Déjà le temps du départ pour certains… Nous disons au-revoir à nos nouveaux amis, Jo et Nathalie, qui rentrent sur Santiago, et partons découvrir à pied le Nord de l’île. Ici moins de Moaïs et plus de grottes formées lors des différentes éruptions et utilisées comme abris lors des guerres tribales qui secouaient l’île. L’une est un vrai complexe souterrain comprenant quelques pieds de banane et de tarot et utilisées dans le temps comme réservoir d’eau douce en plus d’un refuge.





A l’intérieur des terres, on s’arrête au site de Ahu Akivi, le seul où les Moaïs regardent l’horizon, face à la mer. Ceux-là représenteraient les sept courageux explorateurs envoyés par Hotu A Matu’a en reconnaissance sur l’île, regardant à jamais là d’où ils vinrent.
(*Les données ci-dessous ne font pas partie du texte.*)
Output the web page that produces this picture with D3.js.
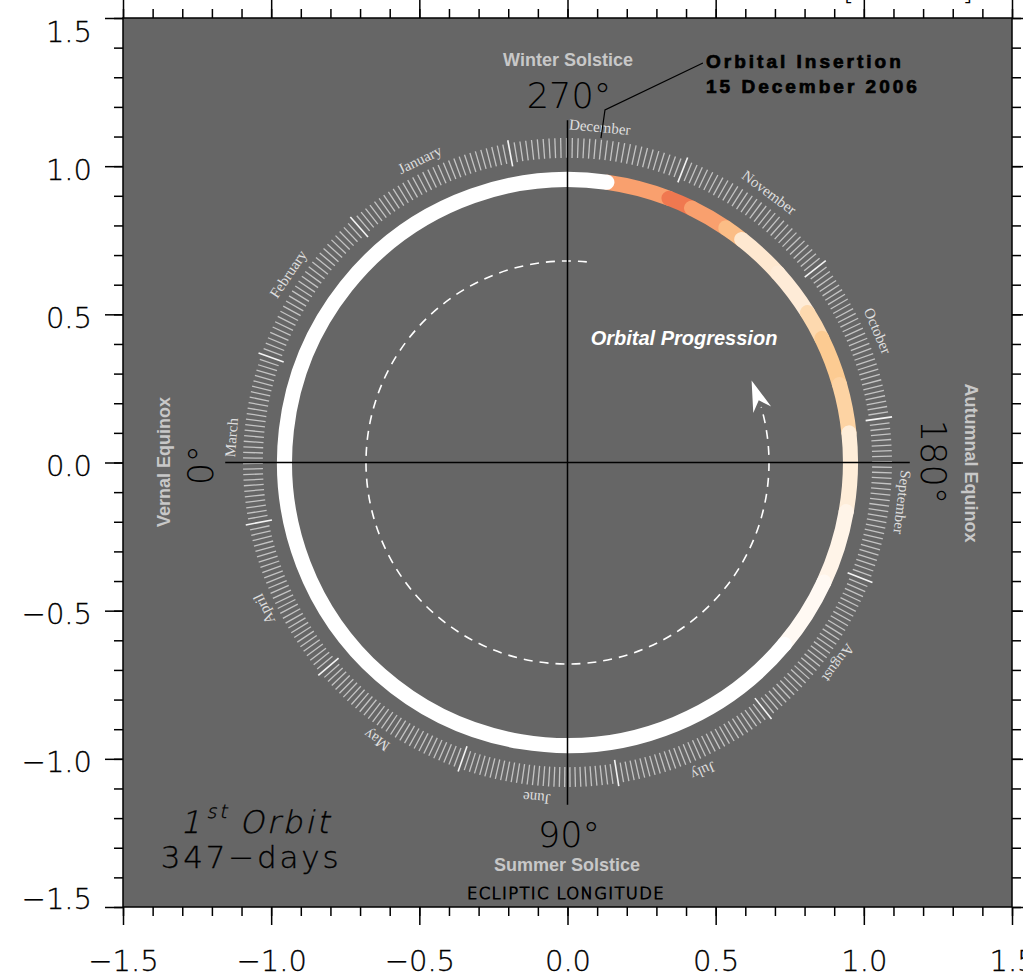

Dimanche, jour du Seigneur, nous mettons nos plus beaux habits pour assister par curiosité à la messe locale, une première pour Gisèle. Le premier office à lieu à 9h et l’église d’Honga Roa est pleine de fidèles et de curieux endimanchés comme nous. Le prêtre officie en soutane traditionnelle et coiffe de plumes, et dispense la messe en espagnol. Les chants, eux, sont entonnés en cœur en Rapa Nui, le polynésien d’ici. Au dernier chant une immense chaine humaine se forme dans l’église. Impressionnant moment de communion où l’on ne fait qu’un avec l’assemblée et où le verset “Aimons-nous les uns les autres” prend tout son sens. Un beau moment d’émotion.

Pour nous remettre, nous nous offrons une petite douceur dans un café. La pause est l’occasion de découvrir les ô combien délicieux alfajores, des petits sablés fourrés à la confiture de lait et enrobés d’une fine couche de chocolat… on vous laisse saliver.

De retour au camping, Désirée et son cousin nous invite à partager leur barbecue. On se sent entre amis, avec Pierre et Mélanie, deux autres français qui restent au camping. Face à la demande générale, Désirée nous entonne quelques chansons tahitiennes modernes accompagnées de son ukulele. On arrive même à la convaincre de nous montrer quelques pas de danse.
Enfin, quoi de mieux pour notre dernier jour sur l’île que d’aller se baigner dans les eaux pacifiques d’une des piscines naturelles de la ville avant de profiter d’un dernier coucher de soleil, magique, sur l’océan… Six jours seront passés en un éclair sur ce caillou du bout du monde.